Another party coming up on the 30th. Can I be arsed to go? I doubt it. Had a mini chat with X wherein I tried to convince her that going to a party and remaining 100% sober through the whole thing is not fun.
Thing is, I think she manages to have fun under just about any circumstances.
If I recall correctly, I've actually only been to one of the school-wide drinkfests. And even the heaviest drinkers admitted that that one went a bit overboard. But still, looking at the pictures from some of the other ones, I really don't see how anyone could have fun without being completely and utterly hammered. Unless you delight in watching and remembering all the drunken exploits of those around you, which admittedly is a bit fun. But only for the first half-hour or so.

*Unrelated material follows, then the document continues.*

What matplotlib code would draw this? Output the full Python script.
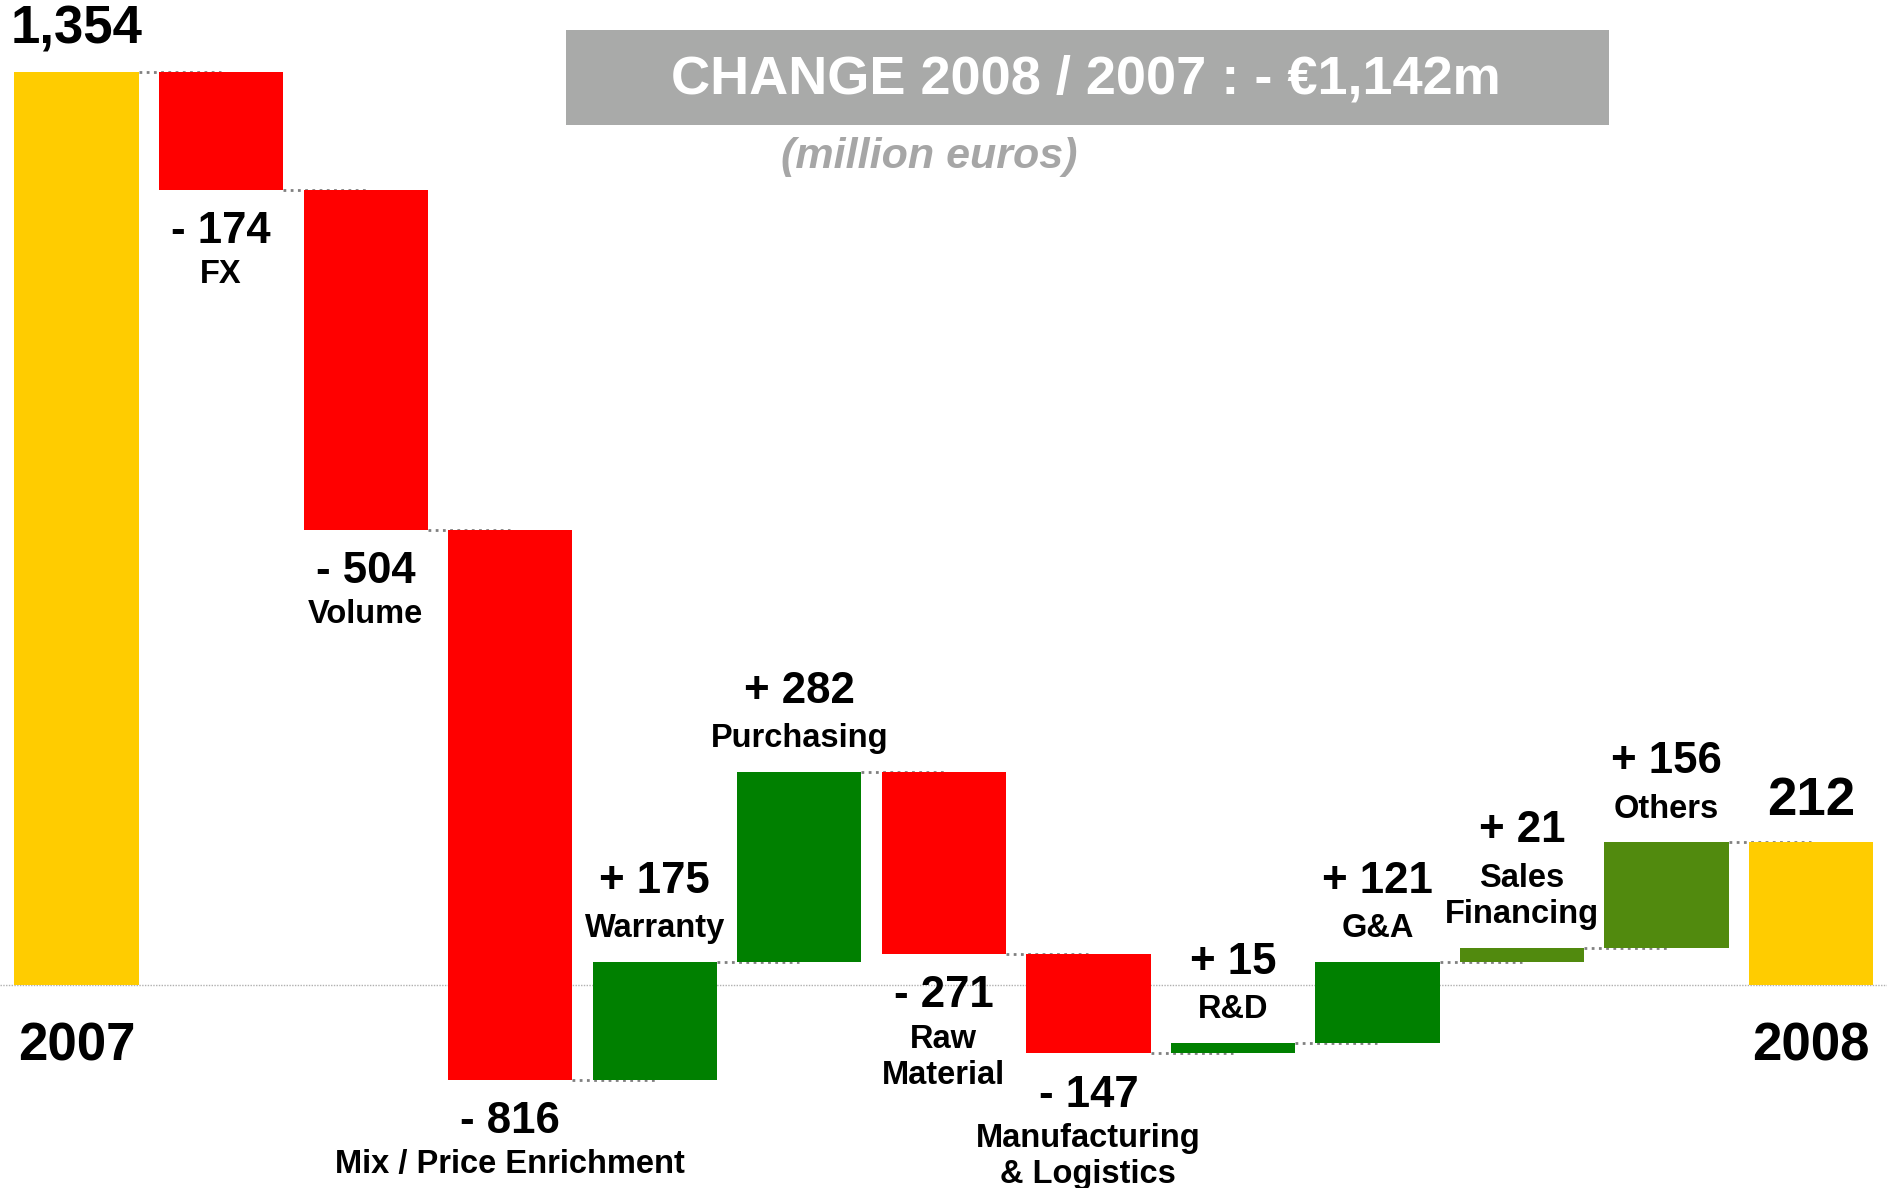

The first and only time I've ever really tried drinking an alcoholic beverage was on New Year's eve, with the glass of rat-piss champagne. As such, I've never been drunk. People don't seem to understand why I don't want to get drunk.
I try to tell them that I don't like losing all control, which is what seems to be the whole point of getting drunk in the first place. You lose your inhibitions and start doing things you never would have done in your right mind.
Under other circumstances, I might have tried doing this, if only to try and have a good time. However, this is Kagus of the wonderfully corrupt intentions we're talking about here. Considering the fact that I can scare myself with the suggestions (I can't really call them "urges", since I don't feel any strong desire to do them) when I'm
not following through with them, I shudder to think what would happen if I lost the self control that keeps the demons inside my head.
Someone could get seriously hurt. Or repulsed. Or... Well, I'd really rather not discuss that.
However, I am protected by my ridiculously stubborn personality. All I need is someone to try and push me into something, no matter how gently, and I can safely say that I will most certainly abstain from whatever that happens to be for the next few months. I cannot abide people trying to tell me what to do when I have already stated that I have no intention of doing so.
Ironically enough, I was wondering if anybody had opinions as to whether or not I should sign up for the upcoming party. The cost is at most a little under $6, and they'll be providing transport to and from the place. I will also be armed with the knowledge that I can call a cab at any time and just hitch a ride out of there. Unfortunately, knowing my cheapskate ways, I'd probably wait through a whole night of drunkards stumbling over me and indulging in personal pleasures with each other just so I could save $30 of cab fare.
Good points:
- Several gals who might be at least mildly interested in me, and who might get drunk enough to do something about it
- Free Sprite
- The chance to observe and mentally record lots of nasty things
- The chance to observe and record lots of nasty things with my phone's built-in camera
Bad points:
- Annoying Brit
- Disgusting Sri Lankan
- Runty Greek that X is still gaga for
- My roommate
- Several girls who might be at least mildly interested in me, and who might get drunk enough to pass out and remain unconscious for the rest of the night
Hmm. Well, now you see the point breakdown of why I don't bother with parties. Essentially, I'm enough of a paranoid control-freak that I can't stand the thought of letting loose, and I'm too much of a nice guy to take advantage of someone who is under the influence.
Of course, I could just go around complaining in as strong of an Irish accent as I can muster, tossing in outdated university-grade English terms and sayings while jabbering on senselessly about why I'm really the nicest person in the whole school, now fuck me.
Please.
Only problem with that is the annoying Brit, since he can't stand it when someone is using a U.K. accent, and he is one of those people who actually thinks it is not only possible, but also prudent to try and get everyone to do things his way.
I suppose I could just do Texan... That would ensure a failure t' c'myunicate.
As it stands now, I think I'm probably just gonna stay here, listen to the music that
I like (woohoo 20Gb of newly-acquired tracks!), and play guitar and video games. Maybe I'll browse through that illustrated Kama Sutra again (for those of you who haven't, it's actually kinda funny just leafing through it. The stuff that's talked about in there is ridiculous outdated mumbo-jumbo), or perhaps pick up the book on Tarot.
Or I could try memorizing the bible... I've been meaning to do that.
Nah, too difficult when it's in another language. Besides, I don't think my willpower is
quite strong enough to power me into such an ordeal.
Any comments? Mind you, I reserve the right to completely ignore any and all of you should the whim strike me to do so.